* Exercise aim: Transcribe only the part of the material below that begins at the line containing "What Bokeh code" and ends at the line containing "p.outline_line_width = 1.5", with both kept and images left out.

:: Stored data

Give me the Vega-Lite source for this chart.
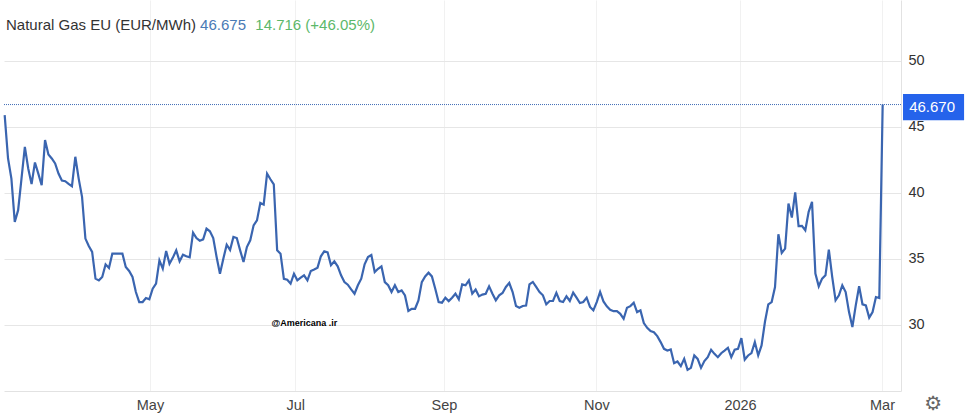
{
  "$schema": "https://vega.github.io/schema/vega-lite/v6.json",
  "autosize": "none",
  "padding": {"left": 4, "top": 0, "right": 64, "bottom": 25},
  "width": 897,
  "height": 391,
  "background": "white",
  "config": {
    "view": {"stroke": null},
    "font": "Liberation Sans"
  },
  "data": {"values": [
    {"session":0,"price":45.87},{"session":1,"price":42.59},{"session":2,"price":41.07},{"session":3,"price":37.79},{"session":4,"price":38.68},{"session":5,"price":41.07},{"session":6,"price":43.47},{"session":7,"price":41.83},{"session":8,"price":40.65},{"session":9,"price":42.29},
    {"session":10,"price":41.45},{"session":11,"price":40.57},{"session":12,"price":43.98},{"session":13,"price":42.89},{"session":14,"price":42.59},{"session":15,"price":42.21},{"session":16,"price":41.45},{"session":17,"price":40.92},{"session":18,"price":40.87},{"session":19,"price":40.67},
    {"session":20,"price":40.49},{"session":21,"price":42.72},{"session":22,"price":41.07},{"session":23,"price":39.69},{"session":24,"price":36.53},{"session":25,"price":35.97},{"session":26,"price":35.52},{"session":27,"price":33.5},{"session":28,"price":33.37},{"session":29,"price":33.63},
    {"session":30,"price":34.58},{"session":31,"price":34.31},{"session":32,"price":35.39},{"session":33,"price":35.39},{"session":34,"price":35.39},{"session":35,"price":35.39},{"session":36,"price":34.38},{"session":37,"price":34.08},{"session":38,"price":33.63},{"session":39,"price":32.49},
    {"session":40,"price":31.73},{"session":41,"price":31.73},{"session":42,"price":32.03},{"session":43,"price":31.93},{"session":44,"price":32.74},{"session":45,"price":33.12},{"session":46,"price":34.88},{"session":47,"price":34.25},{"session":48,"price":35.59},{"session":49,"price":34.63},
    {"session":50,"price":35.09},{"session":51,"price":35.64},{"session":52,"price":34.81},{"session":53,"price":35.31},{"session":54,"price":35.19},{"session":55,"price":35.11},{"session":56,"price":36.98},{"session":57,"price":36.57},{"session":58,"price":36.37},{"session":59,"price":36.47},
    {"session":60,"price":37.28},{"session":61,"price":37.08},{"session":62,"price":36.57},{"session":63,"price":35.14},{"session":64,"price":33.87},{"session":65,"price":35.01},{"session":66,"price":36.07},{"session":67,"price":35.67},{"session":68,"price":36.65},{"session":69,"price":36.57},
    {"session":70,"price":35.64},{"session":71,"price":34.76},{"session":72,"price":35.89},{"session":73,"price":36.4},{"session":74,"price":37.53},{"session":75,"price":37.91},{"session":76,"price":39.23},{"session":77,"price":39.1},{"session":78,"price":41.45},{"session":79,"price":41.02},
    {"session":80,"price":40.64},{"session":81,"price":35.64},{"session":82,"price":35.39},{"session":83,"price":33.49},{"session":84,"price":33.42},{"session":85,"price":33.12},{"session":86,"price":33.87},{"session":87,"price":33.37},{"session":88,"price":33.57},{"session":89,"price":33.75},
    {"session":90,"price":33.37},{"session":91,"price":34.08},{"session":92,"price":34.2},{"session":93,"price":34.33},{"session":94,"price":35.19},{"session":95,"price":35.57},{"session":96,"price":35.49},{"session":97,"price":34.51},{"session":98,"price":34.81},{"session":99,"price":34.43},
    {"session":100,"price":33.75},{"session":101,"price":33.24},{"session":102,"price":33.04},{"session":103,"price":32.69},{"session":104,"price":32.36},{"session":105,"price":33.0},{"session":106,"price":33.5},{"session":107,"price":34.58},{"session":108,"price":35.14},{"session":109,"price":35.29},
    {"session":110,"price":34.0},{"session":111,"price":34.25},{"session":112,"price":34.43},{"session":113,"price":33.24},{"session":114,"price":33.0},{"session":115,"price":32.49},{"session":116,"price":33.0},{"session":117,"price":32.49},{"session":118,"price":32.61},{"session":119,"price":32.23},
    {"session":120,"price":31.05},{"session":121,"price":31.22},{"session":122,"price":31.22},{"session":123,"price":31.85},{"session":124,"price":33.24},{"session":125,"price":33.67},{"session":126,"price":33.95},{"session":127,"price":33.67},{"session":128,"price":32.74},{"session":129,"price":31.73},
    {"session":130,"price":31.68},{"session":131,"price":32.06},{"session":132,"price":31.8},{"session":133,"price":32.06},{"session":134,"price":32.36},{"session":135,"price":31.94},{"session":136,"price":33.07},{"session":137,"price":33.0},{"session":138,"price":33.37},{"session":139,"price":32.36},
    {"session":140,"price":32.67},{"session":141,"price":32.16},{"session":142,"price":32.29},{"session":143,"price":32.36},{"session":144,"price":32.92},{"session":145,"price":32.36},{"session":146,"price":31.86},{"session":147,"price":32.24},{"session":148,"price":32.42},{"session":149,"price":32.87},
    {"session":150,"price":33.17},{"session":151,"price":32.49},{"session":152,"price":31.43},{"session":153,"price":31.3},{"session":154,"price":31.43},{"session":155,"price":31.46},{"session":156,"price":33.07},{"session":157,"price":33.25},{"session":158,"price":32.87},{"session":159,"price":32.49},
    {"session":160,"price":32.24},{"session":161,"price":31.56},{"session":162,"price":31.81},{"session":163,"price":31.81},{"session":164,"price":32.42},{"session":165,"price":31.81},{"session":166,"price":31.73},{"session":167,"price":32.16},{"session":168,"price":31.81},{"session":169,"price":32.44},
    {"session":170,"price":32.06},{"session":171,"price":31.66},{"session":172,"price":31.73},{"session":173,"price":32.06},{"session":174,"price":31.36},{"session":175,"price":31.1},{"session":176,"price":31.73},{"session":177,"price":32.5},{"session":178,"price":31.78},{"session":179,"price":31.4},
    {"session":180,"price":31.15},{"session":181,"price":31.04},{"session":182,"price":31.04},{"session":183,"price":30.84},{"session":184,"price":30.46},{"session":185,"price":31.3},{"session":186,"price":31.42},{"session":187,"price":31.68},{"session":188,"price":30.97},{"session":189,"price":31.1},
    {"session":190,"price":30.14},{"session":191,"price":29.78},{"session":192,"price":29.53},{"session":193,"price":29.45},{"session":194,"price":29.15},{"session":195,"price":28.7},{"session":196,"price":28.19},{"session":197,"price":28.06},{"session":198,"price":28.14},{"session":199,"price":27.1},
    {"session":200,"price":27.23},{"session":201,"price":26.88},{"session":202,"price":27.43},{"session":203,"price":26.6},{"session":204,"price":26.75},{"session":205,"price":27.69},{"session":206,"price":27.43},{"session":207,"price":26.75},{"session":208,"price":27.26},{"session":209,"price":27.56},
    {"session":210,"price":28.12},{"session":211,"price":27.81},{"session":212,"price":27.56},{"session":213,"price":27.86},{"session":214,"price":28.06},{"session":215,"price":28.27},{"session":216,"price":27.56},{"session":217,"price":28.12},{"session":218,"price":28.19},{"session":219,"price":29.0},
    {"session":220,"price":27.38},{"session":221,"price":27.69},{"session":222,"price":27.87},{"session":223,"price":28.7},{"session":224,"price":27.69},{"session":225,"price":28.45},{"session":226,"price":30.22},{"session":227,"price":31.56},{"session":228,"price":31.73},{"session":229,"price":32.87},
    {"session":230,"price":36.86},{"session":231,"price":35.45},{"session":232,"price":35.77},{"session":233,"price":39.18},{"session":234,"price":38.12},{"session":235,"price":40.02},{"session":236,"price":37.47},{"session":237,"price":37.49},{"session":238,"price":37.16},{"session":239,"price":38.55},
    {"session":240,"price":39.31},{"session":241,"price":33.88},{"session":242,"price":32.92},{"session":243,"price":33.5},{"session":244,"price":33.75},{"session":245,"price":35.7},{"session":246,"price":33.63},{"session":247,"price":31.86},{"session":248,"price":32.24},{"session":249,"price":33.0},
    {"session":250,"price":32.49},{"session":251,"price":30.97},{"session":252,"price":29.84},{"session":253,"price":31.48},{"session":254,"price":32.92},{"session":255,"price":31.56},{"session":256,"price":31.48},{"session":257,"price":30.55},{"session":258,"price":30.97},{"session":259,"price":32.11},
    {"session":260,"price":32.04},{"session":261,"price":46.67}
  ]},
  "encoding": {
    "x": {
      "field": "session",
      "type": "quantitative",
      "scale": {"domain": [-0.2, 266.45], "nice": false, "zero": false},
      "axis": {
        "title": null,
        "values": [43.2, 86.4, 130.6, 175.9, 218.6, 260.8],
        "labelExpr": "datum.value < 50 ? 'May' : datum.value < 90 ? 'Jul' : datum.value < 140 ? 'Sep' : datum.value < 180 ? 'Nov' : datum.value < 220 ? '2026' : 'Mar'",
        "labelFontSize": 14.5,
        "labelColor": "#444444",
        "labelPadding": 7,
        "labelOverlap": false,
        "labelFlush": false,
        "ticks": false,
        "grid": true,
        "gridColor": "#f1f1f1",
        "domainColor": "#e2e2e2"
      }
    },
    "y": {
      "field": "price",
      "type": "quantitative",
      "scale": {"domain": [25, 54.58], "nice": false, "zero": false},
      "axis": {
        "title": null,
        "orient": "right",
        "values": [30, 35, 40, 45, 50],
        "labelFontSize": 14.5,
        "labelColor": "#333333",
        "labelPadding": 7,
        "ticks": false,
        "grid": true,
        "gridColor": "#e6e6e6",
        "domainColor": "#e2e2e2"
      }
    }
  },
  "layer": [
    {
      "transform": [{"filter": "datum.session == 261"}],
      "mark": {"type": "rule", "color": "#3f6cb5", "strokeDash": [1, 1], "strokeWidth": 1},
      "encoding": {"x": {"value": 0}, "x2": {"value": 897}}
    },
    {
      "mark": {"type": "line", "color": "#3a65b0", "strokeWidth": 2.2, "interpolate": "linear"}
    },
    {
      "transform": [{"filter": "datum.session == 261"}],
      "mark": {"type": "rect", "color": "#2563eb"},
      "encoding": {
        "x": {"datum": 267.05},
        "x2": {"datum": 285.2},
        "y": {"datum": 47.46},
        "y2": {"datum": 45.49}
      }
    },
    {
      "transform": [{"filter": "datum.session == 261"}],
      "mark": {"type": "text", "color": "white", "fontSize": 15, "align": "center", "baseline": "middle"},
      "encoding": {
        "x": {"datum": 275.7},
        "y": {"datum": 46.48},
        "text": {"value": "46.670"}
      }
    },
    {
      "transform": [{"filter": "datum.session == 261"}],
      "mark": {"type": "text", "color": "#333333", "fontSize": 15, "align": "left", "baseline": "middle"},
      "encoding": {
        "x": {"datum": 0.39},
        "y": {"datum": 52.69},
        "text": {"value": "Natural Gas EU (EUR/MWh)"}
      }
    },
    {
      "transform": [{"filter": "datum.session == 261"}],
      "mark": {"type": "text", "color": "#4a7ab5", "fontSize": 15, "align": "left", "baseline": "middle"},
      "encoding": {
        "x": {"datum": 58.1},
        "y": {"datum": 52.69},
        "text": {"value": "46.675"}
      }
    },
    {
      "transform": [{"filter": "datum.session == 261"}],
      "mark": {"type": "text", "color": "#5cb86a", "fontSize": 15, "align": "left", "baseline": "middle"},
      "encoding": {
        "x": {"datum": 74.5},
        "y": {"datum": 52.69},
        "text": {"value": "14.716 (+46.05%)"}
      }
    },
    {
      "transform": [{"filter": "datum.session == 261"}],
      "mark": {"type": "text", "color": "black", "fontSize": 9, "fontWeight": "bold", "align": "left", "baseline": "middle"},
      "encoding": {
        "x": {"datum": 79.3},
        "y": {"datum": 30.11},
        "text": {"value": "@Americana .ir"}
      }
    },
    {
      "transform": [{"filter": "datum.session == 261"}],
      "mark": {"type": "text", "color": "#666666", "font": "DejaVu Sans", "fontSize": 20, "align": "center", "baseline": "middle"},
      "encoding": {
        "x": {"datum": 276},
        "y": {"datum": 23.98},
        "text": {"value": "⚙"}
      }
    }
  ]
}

::::
:: Stored data

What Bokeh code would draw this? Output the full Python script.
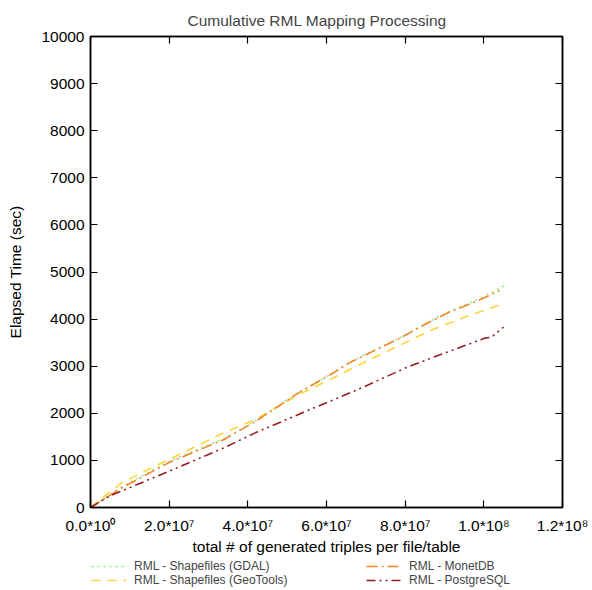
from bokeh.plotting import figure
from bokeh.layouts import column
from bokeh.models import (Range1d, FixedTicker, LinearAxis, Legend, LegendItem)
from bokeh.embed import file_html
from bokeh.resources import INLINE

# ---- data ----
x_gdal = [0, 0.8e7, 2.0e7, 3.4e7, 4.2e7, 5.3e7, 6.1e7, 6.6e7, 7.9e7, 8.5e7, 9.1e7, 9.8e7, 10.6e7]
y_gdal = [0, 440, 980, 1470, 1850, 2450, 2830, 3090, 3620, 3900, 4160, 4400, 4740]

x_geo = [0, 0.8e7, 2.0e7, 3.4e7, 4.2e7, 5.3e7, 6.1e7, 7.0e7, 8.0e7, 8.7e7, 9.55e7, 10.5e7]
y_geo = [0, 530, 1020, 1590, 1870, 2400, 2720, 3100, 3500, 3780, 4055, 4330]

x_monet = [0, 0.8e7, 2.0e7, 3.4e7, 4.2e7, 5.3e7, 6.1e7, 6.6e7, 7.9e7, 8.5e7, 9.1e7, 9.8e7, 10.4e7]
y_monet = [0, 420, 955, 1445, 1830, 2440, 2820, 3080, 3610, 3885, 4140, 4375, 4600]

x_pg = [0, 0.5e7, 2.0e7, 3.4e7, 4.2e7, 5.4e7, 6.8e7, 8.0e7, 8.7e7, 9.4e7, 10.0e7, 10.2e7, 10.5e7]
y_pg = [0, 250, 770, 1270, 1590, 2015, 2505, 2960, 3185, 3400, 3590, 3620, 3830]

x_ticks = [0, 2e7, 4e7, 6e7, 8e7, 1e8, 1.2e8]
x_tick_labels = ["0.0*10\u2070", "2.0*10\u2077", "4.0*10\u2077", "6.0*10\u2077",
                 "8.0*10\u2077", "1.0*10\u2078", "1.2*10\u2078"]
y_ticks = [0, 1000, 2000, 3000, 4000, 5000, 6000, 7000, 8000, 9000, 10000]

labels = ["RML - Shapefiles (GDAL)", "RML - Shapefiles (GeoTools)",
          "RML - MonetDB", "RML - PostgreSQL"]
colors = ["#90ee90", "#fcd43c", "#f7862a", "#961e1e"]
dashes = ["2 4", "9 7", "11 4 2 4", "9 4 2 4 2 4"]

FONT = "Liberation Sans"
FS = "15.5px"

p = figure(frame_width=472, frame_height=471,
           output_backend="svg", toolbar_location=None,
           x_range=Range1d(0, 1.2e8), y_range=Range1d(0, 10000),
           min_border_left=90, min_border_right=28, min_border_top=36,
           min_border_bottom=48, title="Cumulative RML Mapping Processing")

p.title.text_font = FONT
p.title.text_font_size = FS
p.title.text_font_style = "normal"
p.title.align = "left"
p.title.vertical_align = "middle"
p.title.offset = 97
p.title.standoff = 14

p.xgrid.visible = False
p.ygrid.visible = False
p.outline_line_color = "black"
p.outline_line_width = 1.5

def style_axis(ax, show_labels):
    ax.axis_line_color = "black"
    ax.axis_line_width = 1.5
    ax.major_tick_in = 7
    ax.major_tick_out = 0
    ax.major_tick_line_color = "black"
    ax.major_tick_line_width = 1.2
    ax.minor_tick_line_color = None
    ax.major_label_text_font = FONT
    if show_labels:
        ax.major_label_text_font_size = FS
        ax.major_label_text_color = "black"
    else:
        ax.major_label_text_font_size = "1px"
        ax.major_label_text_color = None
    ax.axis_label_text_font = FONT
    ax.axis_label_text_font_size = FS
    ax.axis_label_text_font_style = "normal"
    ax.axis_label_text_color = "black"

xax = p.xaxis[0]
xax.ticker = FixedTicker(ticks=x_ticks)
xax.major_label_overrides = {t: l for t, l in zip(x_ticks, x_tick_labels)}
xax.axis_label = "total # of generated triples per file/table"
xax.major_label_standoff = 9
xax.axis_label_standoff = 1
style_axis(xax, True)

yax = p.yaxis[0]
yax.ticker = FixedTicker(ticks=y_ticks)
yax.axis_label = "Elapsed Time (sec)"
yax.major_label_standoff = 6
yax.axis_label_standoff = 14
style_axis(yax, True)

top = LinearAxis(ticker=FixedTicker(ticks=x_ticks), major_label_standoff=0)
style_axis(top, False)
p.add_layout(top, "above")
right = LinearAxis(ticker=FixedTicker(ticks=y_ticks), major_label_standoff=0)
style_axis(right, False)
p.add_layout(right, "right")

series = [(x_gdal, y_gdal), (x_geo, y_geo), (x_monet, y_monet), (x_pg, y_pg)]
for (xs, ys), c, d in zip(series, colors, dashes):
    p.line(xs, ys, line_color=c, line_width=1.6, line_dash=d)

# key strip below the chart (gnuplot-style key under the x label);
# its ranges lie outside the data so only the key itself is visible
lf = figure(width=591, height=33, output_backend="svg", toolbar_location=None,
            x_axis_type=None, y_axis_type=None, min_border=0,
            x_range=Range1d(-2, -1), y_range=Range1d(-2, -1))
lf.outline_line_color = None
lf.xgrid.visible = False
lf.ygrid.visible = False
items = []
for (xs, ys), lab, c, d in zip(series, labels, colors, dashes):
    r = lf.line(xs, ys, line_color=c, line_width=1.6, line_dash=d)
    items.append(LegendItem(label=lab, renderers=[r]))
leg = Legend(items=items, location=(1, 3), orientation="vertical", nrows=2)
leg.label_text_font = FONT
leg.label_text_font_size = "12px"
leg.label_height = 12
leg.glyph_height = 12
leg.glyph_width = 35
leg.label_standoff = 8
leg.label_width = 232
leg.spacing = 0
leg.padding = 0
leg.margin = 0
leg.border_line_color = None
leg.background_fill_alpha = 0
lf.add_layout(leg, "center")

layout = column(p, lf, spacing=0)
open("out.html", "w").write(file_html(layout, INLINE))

::::

* Exercise response:
What Bokeh code would draw this? Output the full Python script.
from bokeh.plotting import figure
from bokeh.layouts import column
from bokeh.models import (Range1d, FixedTicker, LinearAxis, Legend, LegendItem)
from bokeh.embed import file_html
from bokeh.resources import INLINE

# ---- data ----
x_gdal = [0, 0.8e7, 2.0e7, 3.4e7, 4.2e7, 5.3e7, 6.1e7, 6.6e7, 7.9e7, 8.5e7, 9.1e7, 9.8e7, 10.6e7]
y_gdal = [0, 440, 980, 1470, 1850, 2450, 2830, 3090, 3620, 3900, 4160, 4400, 4740]

x_geo = [0, 0.8e7, 2.0e7, 3.4e7, 4.2e7, 5.3e7, 6.1e7, 7.0e7, 8.0e7, 8.7e7, 9.55e7, 10.5e7]
y_geo = [0, 530, 1020, 1590, 1870, 2400, 2720, 3100, 3500, 3780, 4055, 4330]

x_monet = [0, 0.8e7, 2.0e7, 3.4e7, 4.2e7, 5.3e7, 6.1e7, 6.6e7, 7.9e7, 8.5e7, 9.1e7, 9.8e7, 10.4e7]
y_monet = [0, 420, 955, 1445, 1830, 2440, 2820, 3080, 3610, 3885, 4140, 4375, 4600]

x_pg = [0, 0.5e7, 2.0e7, 3.4e7, 4.2e7, 5.4e7, 6.8e7, 8.0e7, 8.7e7, 9.4e7, 10.0e7, 10.2e7, 10.5e7]
y_pg = [0, 250, 770, 1270, 1590, 2015, 2505, 2960, 3185, 3400, 3590, 3620, 3830]

x_ticks = [0, 2e7, 4e7, 6e7, 8e7, 1e8, 1.2e8]
x_tick_labels = ["0.0*10\u2070", "2.0*10\u2077", "4.0*10\u2077", "6.0*10\u2077",
                 "8.0*10\u2077", "1.0*10\u2078", "1.2*10\u2078"]
y_ticks = [0, 1000, 2000, 3000, 4000, 5000, 6000, 7000, 8000, 9000, 10000]

labels = ["RML - Shapefiles (GDAL)", "RML - Shapefiles (GeoTools)",
          "RML - MonetDB", "RML - PostgreSQL"]
colors = ["#90ee90", "#fcd43c", "#f7862a", "#961e1e"]
dashes = ["2 4", "9 7", "11 4 2 4", "9 4 2 4 2 4"]

FONT = "Liberation Sans"
FS = "15.5px"

p = figure(frame_width=472, frame_height=471,
           output_backend="svg", toolbar_location=None,
           x_range=Range1d(0, 1.2e8), y_range=Range1d(0, 10000),
           min_border_left=90, min_border_right=28, min_border_top=36,
           min_border_bottom=48, title="Cumulative RML Mapping Processing")

p.title.text_font = FONT
p.title.text_font_size = FS
p.title.text_font_style = "normal"
p.title.align = "left"
p.title.vertical_align = "middle"
p.title.offset = 97
p.title.standoff = 14

p.xgrid.visible = False
p.ygrid.visible = False
p.outline_line_color = "black"
p.outline_line_width = 1.5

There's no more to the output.